Blog Internacionalize-se: Qual a lembrança mais marcante do período de faculdade?
Fernanda Tansini:  A convivência com os colegas do Centro Acadêmico, as aulas de Antropologia Cultural, as viagens para o ENERI e o período da monografia. Ah, e o Costelão 24 horas na esquina da faculdade (rs).

Blog Internacionalize-se:  Quais as aptidões e conhecimentos desenvolvidos no curso de Relações Internacionais que mais o ajudam na sua profissão atual?
Fernanda Tansini: O olhar holístico e a capacidade de análise e síntese que o curso de RI busca desenvolver foram fundamentais para o concurso e têm me ajudado significativamente na carreira.

Blog Internacionalize-se: Você daria alguma dica para quem quer se tornar diplomata?

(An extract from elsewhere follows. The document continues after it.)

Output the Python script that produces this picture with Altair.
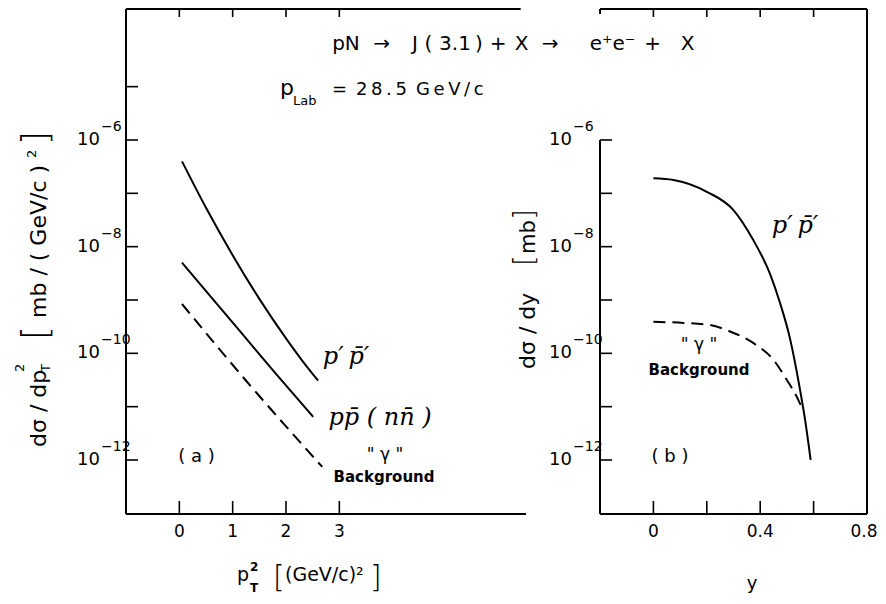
import altair as alt
import pandas as pd

# ---------------- values ----------------
# panel (a): dsigma/dpT^2 [mb/(GeV/c)^2] versus pT^2 [(GeV/c)^2]
pt2_ppprime = [0.05, 0.5, 1.0, 1.5, 2.0, 2.3, 2.6]
sig_ppprime = [3.98e-7, 5.37e-8, 6.92e-9, 1.05e-9, 1.91e-10, 7.41e-11, 3.09e-11]
pt2_ppbar = [0.05, 0.6, 1.2, 1.8, 2.51]
sig_ppbar = [5.01e-9, 1.12e-9, 2.19e-10, 4.27e-11, 6.46e-12]
pt2_gamma = [0.05, 0.7, 1.3, 2.0, 2.68]
sig_gamma = [8.41e-10, 1.38e-10, 2.69e-11, 4.27e-12, 7.41e-13]

# panel (b): dsigma/dy [mb] versus y
y_ppprime = [0.0, 0.075, 0.2, 0.299, 0.374, 0.436, 0.474, 0.511, 0.548, 0.567, 0.589]
dsdy_ppprime = [1.91e-7, 1.78e-7, 1.07e-7, 4.9e-8, 1.33e-8, 3.16e-9, 8.9e-10,
                1.95e-10, 2.24e-11, 6.17e-12, 1.0e-12]
y_gamma = [0.0, 0.113, 0.212, 0.287, 0.375, 0.45, 0.5, 0.543, 0.562]
dsdy_gamma = [3.89e-10, 3.72e-10, 3.39e-10, 2.57e-10, 1.55e-10, 7.5e-11,
              3.16e-11, 1.33e-11, 8.1e-12]

# ticks and tick labels
pt2_ticks = [0, 1, 2, 3]
pt2_ticklabels = ["0", "1", "2", "3"]
y_ticks = [0.0, 0.2, 0.4, 0.6]
y_labelvals = [0.0, 0.4]
y_ticklabels = ["0", "0.4"]
y_lastval = [0.8]
y_lastlabel = ["0.8"]
decades_a = [1e-12, 1e-11, 1e-10, 1e-9, 1e-8, 1e-7, 1e-6, 1e-5]
decades_b = [1e-12, 1e-11, 1e-10, 1e-9, 1e-8, 1e-7, 1e-6]
label_decades = [1e-12, 1e-10, 1e-8, 1e-6]
label_exps = ["\u221212", "\u221210", "\u22128", "\u22126"]

# ---------------- layout ----------------
W, H = 741, 505
OX, OY = 126, 9          # page position of the plot origin
YMIN, YMAX = 10 ** -13.0125, 10 ** -3.544
XA = (-1.0, 6.5)
XB = (-0.2, 0.8)
SANS = "DejaVu Sans"
SERIF = "DejaVu Serif"

ysc = alt.Scale(type="log", domain=[YMIN, YMAX], nice=False)
xsa = alt.Scale(domain=list(XA), range=[0, 400], nice=False, zero=False)
xsb = alt.Scale(domain=list(XB), range=[474, 741], nice=False, zero=False)


def Y(f):
    return alt.Y(f, type="quantitative", scale=ysc, axis=None)


def XA_(f):
    return alt.X(f, type="quantitative", scale=xsa, axis=None)


def XB_(f):
    return alt.X(f, type="quantitative", scale=xsb, axis=None)


ONE = pd.DataFrame({"a": [0]})


def note(s, px, py, size=18, align="center", baseline="middle", angle=0,
         weight="normal", style="normal", font=SANS):
    return alt.Chart(ONE).mark_text(
        text=s, align=align, baseline=baseline, angle=angle, fontSize=size,
        fontWeight=weight, fontStyle=style, font=font, color="black"
    ).encode(x=alt.value(px - OX), y=alt.value(py - OY))


layers = []

# ---------- frames ----------
frame_a = pd.DataFrame({
    "x": [XA[0], XA[0], XA[0]],
    "x2": [XA[0], 6.4, XA[1]],
    "y": [YMIN, YMAX, YMIN],
    "y2": [YMAX, YMAX, YMIN],
})
frame_b = pd.DataFrame({
    "x": [XB[0], XB[0], XB[0], XB[1], XB[0]],
    "x2": [XB[0], XB[0], XB[1], XB[1], XB[1]],
    "y": [YMIN, 10 ** -3.64, YMAX, YMIN, YMIN],
    "y2": [1e-6, YMAX, YMAX, YMAX, YMIN],
})
layers.append(alt.Chart(frame_a).mark_rule(color="black", strokeWidth=2).encode(
    x=XA_("x"), x2="x2", y=Y("y"), y2="y2"))
layers.append(alt.Chart(frame_b).mark_rule(color="black", strokeWidth=2).encode(
    x=XB_("x"), x2="x2", y=Y("y"), y2="y2"))

# ---------- ticks ----------
layers.append(alt.Chart(pd.DataFrame({"v": decades_a})).mark_rule(
    color="black", strokeWidth=1.6).encode(y=Y("v"), x=alt.value(0), x2=alt.value(12)))
layers.append(alt.Chart(pd.DataFrame({"v": decades_b})).mark_rule(
    color="black", strokeWidth=1.6).encode(y=Y("v"), x=alt.value(474), x2=alt.value(486)))
ta = pd.DataFrame({"t": pt2_ticks})
tb = pd.DataFrame({"t": y_ticks})
layers.append(alt.Chart(ta).mark_rule(color="black", strokeWidth=1.6).encode(
    x=XA_("t"), y=alt.value(H), y2=alt.value(H - 13)))
layers.append(alt.Chart(ta).mark_rule(color="black", strokeWidth=1.6).encode(
    x=XA_("t"), y=alt.value(0), y2=alt.value(8)))
layers.append(alt.Chart(tb).mark_rule(color="black", strokeWidth=1.6).encode(
    x=XB_("t"), y=alt.value(H), y2=alt.value(H - 13)))
layers.append(alt.Chart(tb).mark_rule(color="black", strokeWidth=1.6).encode(
    x=XB_("t"), y=alt.value(0), y2=alt.value(8)))

# ---------- tick labels ----------
ld = pd.DataFrame({"v": label_decades, "e": label_exps})
for x10 in (100 - OX, 572 - OX):
    layers.append(alt.Chart(ld).mark_text(
        text="10", align="right", baseline="middle", fontSize=18, font=SANS, color="black"
    ).encode(y=Y("v"), x=alt.value(x10)))
    layers.append(alt.Chart(ld).mark_text(
        align="left", baseline="middle", fontSize=14, font=SANS, color="black", dy=-13, dx=1
    ).encode(y=Y("v"), x=alt.value(x10), text="e:N"))
layers.append(alt.Chart(pd.DataFrame({"t": pt2_ticks, "s": pt2_ticklabels})).mark_text(
    baseline="middle", fontSize=17, font=SANS, color="black"
).encode(x=XA_("t"), y=alt.value(532 - OY), text="s:N"))
layers.append(alt.Chart(pd.DataFrame({"t": y_labelvals, "s": y_ticklabels})).mark_text(
    baseline="middle", fontSize=17, font=SANS, color="black"
).encode(x=XB_("t"), y=alt.value(532 - OY), text="s:N"))
layers.append(alt.Chart(pd.DataFrame({"t": y_lastval, "s": y_lastlabel})).mark_text(
    baseline="middle", fontSize=17, font=SANS, color="black", dx=-3
).encode(x=XB_("t"), y=alt.value(532 - OY), text="s:N"))

# ---------- curves ----------
def curve(xs, vs, scale_fn, dashed=False):
    m = dict(color="black", strokeWidth=2, interpolate="monotone")
    if dashed:
        m["strokeDash"] = [12, 7]
    return alt.Chart(pd.DataFrame({"x": xs, "v": vs})).mark_line(**m).encode(
        x=scale_fn("x"), y=Y("v"))


layers.append(curve(pt2_ppprime, sig_ppprime, XA_))
layers.append(curve(pt2_ppbar, sig_ppbar, XA_))
layers.append(curve(pt2_gamma, sig_gamma, XA_, dashed=True))
layers.append(curve(y_ppprime, dsdy_ppprime, XB_))
layers.append(curve(y_gamma, dsdy_gamma, XB_, dashed=True))

# ---------- title lines ----------
for s, px in [("pN", 346), ("\u2192", 381.5), ("J", 415), ("(", 428.5), ("3.1", 455),
              (")", 479), ("+", 498), ("X", 521.5), ("\u2192", 550),
              ("e\u207ae\u207b", 612.5), ("+", 652.5), ("X", 687.5)]:
    layers.append(note(s, px, 44, size=20))
layers.append(note("p", 280, 95, size=22, align="left", baseline="alphabetic"))
layers.append(note("Lab", 293, 105, size=13, align="left", baseline="alphabetic"))
layers.append(note("=", 332, 95, size=18, align="left", baseline="alphabetic"))
layers.append(note("2\u20098\u2009.\u20095", 356, 95, size=18, align="left", baseline="alphabetic"))
layers.append(note("G\u2009e\u2009V\u2009/\u2009c", 416, 95, size=18, align="left", baseline="alphabetic"))

# ---------- axis titles ----------
# left y title (rotated, reading upwards)
layers.append(note("d\u03c3 / dp", 46, 447, size=22, align="left", baseline="alphabetic", angle=270))
layers.append(note("2", 24, 372, size=13, align="left", baseline="alphabetic", angle=270))
layers.append(note("T", 50, 372, size=13, align="left", baseline="alphabetic", angle=270))
layers.append(note("[", 47, 340, size=36, align="left", baseline="alphabetic", angle=270,
                   weight=200))
layers.append(note("mb / ( GeV/c )", 46, 318, size=22, align="left", baseline="alphabetic", angle=270))
layers.append(note("2", 36, 158, size=13, align="left", baseline="alphabetic", angle=270))
layers.append(note("]", 47, 145, size=36, align="left", baseline="alphabetic", angle=270,
                   weight=200))
# right y title
layers.append(note("d\u03c3 / dy", 535, 369, size=22, align="left", baseline="alphabetic", angle=270))
layers.append(note("[", 534, 266, size=28, align="left", baseline="alphabetic", angle=270,
                   weight=200))
layers.append(note("mb", 535, 254, size=21, align="left", baseline="alphabetic", angle=270))
layers.append(note("]", 534, 220, size=28, align="left", baseline="alphabetic", angle=270,
                   weight=200))
# left x title
layers.append(note("p", 237, 581, size=19, align="left", baseline="alphabetic"))
layers.append(note("2", 250, 571, size=12, align="left", baseline="alphabetic", weight="bold"))
layers.append(note("T", 250, 592, size=12, align="left", baseline="alphabetic", weight="bold"))
layers.append(note("[", 273, 587, size=30, align="left", baseline="alphabetic", weight=200))
layers.append(note("(GeV/c)\u00b2", 285, 581, size=19, align="left", baseline="alphabetic"))
layers.append(note("]", 370, 587, size=30, align="left", baseline="alphabetic", weight=200))
# right x title
layers.append(note("y", 752, 589, size=18, baseline="alphabetic"))

# ---------- curve labels ----------
layers.append(note("p\u2032\u2009p\u0304\u2032", 346, 357, size=24, style="italic", font=SERIF))
layers.append(note("pp\u0304 ( nn\u0304 )", 380, 418, size=24, style="italic", font=SERIF))
layers.append(note("\" \u03b3 \"", 385, 455, size=17))
layers.append(note("Background", 384, 477, size=15, weight="bold"))
layers.append(note("( a )", 196.5, 457, size=18))
layers.append(note("p\u2032\u2009p\u0304\u2032", 795, 226, size=24, style="italic", font=SERIF))
layers.append(note("\" \u03b3 \"", 699, 345, size=17))
layers.append(note("Background", 699, 370, size=15, weight="bold"))
layers.append(note("( b )", 670, 457, size=18))

chart = alt.layer(*layers).resolve_scale(x="independent").properties(
    width=W, height=H,
    autosize=alt.AutoSizeParams(type="none"),
    padding={"left": OX - 8, "top": OY - 8, "right": 10, "bottom": 82},
).configure_view(stroke=None)

chart.save("out.html", embed_options={"renderer": "svg", "actions": False})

Fernanda Tansini:  Tenha certeza de que é isso que você quer fazer da sua vida. Pense nos longos períodos longe do Brasil e da família; pense na vida pessoal bagunçada e nas dificuldades e incertezas de remoção e promoção, em troca de nem metade do “glamour” esperado.  Se ainda assim você estiver decidido a prestar o concurso, muito bem. Já me disseram uma vez - e até agora posso confirmar -: esta é uma carreira que “te dá muito mais do que te tira”. Faça terapia (se possível), conheça o edital e estude!